Over time, I have come to be very skeptical of stainless steel (especially "D" shackles) in many of the common uses that finds it used on a cruising sailboat.
Two reasons: they break without warning, sometimes in ways that can do damage to crew or boat. And unless you are quite diligent that you only purchase from a manufacturer who is well known for quality control (read also expensive), you do not know what you are getting and it may be junk.
My solution has been to replace some of the ss shackles and ss bales with lashings. Lashings have the advantage of being as strong as you want them to be and to give lots of warning of approaching failure. They are also of variable length.
I do my lashings in a particular way to ensure back-up and some UV protection.

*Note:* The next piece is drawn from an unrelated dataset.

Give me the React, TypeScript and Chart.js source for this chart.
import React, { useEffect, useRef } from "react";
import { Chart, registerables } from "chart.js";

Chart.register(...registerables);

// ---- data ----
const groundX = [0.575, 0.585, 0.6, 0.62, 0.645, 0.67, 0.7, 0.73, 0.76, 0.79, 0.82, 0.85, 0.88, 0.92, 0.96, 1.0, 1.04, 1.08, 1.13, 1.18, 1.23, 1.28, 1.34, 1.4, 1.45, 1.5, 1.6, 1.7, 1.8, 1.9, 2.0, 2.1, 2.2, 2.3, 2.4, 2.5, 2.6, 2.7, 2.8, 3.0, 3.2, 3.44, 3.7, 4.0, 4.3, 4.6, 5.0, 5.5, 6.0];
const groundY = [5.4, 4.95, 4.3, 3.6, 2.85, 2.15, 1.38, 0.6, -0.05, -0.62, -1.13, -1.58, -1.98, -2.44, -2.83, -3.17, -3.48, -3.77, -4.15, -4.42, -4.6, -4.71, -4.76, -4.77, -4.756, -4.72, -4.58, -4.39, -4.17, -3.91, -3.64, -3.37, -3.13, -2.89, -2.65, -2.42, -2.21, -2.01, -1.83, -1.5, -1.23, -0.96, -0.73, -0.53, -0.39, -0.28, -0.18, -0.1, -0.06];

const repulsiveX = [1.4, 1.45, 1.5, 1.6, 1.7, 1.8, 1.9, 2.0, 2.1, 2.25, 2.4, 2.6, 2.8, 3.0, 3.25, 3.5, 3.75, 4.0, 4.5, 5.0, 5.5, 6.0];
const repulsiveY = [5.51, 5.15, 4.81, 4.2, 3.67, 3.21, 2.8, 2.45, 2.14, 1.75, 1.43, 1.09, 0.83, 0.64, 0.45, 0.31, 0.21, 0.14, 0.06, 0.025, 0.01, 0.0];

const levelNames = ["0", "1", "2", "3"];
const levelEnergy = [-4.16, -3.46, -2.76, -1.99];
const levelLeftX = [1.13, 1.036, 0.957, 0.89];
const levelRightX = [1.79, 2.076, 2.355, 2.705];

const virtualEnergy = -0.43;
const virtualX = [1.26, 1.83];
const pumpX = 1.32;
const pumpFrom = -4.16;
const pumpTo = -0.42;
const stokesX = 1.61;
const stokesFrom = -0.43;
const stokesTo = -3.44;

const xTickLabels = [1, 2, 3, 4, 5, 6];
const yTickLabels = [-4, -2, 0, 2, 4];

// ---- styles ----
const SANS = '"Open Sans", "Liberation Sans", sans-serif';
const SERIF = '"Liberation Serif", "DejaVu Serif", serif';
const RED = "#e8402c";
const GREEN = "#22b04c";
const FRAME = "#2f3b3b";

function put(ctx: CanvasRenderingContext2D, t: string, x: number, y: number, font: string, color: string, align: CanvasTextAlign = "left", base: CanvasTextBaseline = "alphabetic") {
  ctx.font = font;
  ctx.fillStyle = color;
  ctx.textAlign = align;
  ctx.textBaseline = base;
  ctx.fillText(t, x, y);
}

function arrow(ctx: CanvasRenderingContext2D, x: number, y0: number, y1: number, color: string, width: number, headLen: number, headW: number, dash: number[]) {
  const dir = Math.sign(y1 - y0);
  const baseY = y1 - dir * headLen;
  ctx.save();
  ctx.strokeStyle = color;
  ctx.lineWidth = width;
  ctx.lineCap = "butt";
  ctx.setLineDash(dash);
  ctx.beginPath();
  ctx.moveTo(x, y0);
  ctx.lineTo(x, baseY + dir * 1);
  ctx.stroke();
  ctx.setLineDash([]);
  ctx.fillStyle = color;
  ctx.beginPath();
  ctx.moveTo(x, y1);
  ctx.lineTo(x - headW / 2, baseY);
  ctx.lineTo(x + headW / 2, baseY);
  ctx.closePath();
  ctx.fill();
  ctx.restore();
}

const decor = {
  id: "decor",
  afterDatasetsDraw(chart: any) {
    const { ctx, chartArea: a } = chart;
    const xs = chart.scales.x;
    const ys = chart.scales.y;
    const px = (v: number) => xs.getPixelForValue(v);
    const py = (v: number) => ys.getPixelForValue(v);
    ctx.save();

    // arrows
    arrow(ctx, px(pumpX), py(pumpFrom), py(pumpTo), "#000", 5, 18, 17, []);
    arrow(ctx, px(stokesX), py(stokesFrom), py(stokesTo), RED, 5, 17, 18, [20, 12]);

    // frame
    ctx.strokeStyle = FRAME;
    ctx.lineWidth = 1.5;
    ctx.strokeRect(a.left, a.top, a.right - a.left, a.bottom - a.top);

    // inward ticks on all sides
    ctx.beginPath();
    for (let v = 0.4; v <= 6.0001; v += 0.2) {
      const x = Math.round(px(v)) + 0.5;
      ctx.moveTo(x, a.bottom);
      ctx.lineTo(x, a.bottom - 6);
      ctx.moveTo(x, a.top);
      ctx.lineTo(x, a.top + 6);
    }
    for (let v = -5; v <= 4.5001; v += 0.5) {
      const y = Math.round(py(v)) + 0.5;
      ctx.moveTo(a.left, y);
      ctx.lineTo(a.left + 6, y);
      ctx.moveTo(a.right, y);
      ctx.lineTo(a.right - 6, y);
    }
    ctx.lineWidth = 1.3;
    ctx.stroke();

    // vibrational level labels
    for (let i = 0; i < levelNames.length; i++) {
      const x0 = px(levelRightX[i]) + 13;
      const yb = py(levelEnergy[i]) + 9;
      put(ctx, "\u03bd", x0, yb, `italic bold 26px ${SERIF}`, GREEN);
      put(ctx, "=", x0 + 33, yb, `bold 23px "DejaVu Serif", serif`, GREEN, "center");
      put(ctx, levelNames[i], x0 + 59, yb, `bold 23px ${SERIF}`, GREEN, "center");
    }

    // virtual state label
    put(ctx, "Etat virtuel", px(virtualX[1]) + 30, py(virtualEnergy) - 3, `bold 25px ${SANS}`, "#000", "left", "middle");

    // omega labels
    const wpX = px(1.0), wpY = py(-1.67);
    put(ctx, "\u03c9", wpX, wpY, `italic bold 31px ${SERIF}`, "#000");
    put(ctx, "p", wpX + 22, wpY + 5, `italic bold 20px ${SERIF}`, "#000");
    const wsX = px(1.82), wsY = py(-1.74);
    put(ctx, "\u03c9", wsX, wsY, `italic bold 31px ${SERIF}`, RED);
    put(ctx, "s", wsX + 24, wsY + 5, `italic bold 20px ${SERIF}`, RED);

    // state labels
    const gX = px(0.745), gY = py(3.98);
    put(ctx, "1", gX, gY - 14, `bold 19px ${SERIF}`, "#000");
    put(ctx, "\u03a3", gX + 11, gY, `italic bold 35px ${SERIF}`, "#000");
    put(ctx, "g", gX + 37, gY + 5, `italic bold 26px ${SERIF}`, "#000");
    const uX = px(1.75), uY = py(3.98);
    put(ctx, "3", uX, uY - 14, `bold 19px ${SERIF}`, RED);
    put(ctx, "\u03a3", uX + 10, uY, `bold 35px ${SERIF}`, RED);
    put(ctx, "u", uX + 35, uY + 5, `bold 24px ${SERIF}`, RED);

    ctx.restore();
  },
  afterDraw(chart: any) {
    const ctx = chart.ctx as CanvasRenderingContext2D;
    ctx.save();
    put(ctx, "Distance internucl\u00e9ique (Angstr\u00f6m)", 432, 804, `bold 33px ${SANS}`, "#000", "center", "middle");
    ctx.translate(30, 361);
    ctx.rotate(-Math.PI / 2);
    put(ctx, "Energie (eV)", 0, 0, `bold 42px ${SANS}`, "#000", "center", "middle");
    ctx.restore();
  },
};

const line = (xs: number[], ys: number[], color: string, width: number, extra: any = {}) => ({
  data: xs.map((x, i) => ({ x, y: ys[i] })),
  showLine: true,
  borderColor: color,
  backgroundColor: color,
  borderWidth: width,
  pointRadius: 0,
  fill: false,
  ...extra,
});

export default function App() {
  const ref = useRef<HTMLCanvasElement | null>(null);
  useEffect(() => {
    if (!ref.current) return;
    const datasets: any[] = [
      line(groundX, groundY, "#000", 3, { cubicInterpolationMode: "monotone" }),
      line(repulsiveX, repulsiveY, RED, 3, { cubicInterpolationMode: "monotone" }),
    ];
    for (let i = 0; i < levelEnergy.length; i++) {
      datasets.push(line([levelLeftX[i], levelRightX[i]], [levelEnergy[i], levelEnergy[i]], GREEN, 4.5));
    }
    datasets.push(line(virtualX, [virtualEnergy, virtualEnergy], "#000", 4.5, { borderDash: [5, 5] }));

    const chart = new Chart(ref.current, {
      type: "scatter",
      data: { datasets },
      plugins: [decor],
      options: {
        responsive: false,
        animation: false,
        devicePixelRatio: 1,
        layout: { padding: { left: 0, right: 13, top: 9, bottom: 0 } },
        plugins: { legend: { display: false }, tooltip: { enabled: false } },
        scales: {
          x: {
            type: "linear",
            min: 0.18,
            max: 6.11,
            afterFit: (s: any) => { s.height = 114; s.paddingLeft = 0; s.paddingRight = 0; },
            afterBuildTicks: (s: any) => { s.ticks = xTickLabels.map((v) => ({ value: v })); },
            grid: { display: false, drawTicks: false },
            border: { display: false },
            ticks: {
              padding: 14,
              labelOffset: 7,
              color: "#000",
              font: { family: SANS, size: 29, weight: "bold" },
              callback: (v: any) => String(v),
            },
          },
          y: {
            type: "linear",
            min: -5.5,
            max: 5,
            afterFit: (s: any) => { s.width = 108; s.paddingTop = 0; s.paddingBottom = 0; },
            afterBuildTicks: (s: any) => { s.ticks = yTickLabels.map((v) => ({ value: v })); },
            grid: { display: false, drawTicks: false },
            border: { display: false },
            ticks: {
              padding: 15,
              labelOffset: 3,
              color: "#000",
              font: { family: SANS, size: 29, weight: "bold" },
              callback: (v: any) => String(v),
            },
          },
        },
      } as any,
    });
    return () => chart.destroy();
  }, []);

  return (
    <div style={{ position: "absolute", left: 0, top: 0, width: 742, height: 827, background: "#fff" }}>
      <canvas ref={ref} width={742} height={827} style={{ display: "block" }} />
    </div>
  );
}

First I determine the number of loops necessary to achieve the strength I want (add some for safety). Almost all my lashings are done with 3/16 inch/4.5mm yacht braid. Say 6 strands (3 round trips) equals the strength I want. I would bump that to 8 for a safety margin. I would then take 2 loops (4 strands) and secure the loops with a couple of 1/2 hitches. This would be my “back up”. Then (continuous line) I would take 3 more loops (6 strands) and secure it with 1/2 hitches. The lines will “work” enough so that in short order all of the strands will be under the same load.
If I believe the lashing will be shaken around a lot, I will seize the strands at either end.
Visually, they will give good warning of UV damage or chafe damage well before ever getting close to failure. I practice, I take them apart every couple of years, give them a wash, and turn them end for end. They have never failed me.